Plotting code records:
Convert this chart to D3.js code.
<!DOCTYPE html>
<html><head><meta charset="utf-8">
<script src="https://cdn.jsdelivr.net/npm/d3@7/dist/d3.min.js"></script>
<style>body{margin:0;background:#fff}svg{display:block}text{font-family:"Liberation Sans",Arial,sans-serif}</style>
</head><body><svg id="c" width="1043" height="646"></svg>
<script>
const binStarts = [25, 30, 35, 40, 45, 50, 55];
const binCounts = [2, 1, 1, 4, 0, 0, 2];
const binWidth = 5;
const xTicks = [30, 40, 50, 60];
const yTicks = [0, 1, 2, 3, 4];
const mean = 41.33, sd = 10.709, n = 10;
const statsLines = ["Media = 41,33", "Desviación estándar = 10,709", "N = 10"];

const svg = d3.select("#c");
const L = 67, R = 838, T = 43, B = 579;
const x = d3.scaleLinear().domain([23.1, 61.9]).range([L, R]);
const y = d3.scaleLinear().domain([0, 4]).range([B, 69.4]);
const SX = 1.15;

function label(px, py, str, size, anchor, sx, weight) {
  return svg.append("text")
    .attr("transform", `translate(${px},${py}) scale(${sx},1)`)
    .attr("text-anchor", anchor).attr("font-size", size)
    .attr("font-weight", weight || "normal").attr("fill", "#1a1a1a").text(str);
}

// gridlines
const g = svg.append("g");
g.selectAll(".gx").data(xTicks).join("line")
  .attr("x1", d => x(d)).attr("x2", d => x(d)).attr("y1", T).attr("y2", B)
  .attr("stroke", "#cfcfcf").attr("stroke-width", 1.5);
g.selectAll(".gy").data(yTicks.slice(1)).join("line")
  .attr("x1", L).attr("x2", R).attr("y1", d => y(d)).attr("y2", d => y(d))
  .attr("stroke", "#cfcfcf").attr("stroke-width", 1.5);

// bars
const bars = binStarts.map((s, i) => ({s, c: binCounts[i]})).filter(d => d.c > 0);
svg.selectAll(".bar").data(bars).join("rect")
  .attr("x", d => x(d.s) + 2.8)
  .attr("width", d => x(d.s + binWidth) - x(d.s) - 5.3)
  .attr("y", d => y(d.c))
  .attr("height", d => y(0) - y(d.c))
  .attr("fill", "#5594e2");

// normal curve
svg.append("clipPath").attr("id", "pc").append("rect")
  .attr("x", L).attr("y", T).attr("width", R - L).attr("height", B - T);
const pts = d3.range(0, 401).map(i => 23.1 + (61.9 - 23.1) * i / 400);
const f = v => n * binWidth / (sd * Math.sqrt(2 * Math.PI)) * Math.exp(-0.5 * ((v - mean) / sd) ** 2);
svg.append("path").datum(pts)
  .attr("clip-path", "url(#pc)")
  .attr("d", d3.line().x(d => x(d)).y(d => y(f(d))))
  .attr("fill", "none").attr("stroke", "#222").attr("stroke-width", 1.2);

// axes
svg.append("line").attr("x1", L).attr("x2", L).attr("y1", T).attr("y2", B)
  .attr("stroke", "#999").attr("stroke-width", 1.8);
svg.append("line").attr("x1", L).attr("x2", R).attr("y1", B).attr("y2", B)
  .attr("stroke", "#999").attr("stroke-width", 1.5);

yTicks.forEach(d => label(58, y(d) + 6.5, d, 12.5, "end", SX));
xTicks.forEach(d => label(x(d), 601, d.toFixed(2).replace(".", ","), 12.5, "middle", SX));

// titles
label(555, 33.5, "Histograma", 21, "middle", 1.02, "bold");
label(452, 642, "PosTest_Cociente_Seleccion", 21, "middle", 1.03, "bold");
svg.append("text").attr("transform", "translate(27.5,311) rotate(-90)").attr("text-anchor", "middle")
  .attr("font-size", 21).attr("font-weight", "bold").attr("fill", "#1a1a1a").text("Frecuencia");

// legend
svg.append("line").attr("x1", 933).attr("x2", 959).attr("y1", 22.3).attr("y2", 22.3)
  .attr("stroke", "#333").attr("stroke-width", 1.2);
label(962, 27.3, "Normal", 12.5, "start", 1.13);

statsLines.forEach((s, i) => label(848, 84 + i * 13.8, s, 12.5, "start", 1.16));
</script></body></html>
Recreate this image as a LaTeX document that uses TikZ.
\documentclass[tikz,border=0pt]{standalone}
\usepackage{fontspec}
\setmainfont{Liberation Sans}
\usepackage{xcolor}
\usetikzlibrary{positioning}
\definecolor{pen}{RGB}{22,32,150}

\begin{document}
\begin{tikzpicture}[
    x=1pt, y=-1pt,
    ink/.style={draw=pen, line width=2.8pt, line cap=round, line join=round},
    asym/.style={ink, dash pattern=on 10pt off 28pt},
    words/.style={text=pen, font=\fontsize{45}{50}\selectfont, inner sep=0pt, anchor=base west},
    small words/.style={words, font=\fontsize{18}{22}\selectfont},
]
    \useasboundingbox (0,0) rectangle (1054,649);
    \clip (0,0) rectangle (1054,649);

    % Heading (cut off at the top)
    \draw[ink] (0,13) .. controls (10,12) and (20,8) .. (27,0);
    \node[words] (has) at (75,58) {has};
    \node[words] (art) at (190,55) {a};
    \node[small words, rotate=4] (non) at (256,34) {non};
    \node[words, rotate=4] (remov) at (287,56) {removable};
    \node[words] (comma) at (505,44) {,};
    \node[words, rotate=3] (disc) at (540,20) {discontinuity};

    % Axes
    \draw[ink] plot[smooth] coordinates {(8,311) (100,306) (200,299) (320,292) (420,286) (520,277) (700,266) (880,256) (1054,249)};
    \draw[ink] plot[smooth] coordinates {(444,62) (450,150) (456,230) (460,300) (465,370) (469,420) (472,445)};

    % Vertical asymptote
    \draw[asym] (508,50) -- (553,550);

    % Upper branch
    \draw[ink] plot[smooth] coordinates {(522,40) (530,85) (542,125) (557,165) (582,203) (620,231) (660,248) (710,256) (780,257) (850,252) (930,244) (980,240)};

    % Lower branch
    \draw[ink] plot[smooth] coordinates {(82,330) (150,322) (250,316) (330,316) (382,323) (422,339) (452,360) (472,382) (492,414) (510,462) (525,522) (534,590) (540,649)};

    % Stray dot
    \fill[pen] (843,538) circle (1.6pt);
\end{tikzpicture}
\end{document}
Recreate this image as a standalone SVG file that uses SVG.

_TASK DESCRIPTION:_
Give every line of the material that includes the string "this".

_SOLUTION TO THE PROBLEM:_
Convert this chart to D3.js code.
Recreate this image as a LaTeX document that uses TikZ.
Recreate this image as a standalone SVG file that uses SVG.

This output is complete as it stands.